The polynomial $P(x)$ has integer coefficients
$p+\sqrt{q}$ is a root of the polynomial, where $p, q$ are rational
Prove that $p-\sqrt{q}$ must also be a root of the polynomial.
(Assume that q is not the square of a rational number).
The polynomial $P(x)$ has integer coefficients
$p+\sqrt{q}$ is a root of the polynomial, where $p, q$ are rational
Prove that $p-\sqrt{q}$ must also be a root of the polynomial.
(Assume that q is not the square of a rational number).

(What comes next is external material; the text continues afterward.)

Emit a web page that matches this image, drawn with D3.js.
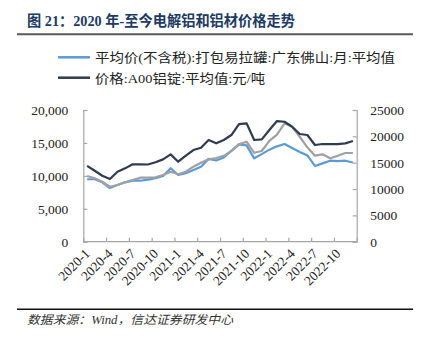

if $ap+b\sqrt{q}=0 \to ap=0 , b\sqrt{q}=0 \to -b\sqrt{q}=0 \to ap-b\sqrt{q}=0$,
for example: $a_3x^3+a_2x^2+a_1x+a_0=0$ have the root $p+\sqrt{q}$,we must have :
$a_3(p+\sqrt{q})^3+a_2(p+\sqrt{q})^2+a_1(p+\sqrt{q})+a_0=0 \to $
$a_3(p^3+3pq)+a_2(p^2+q)++a_1p+a_0=0$ ......<1> and
$a_3(3p^2\sqrt{q}+q\sqrt{q})+a_2(2p\sqrt{q})+a_1\sqrt{q}=0$......<2>
<2> $\to a_3(3p^2(-\sqrt{q})+q(-\sqrt{q})+a_2(-2p\sqrt{q})+a_1(-\sqrt{q})=0$ and
$q=(-\sqrt{q})^2 \to a_3(p-\sqrt{q})^3+a_2(p-\sqrt{q})^2+a_1(p-\sqrt{q})+a_0=0$
now you can do $a_{n}x^n+a_{n-1}x^{n-1}+...a_0=0$ by your self.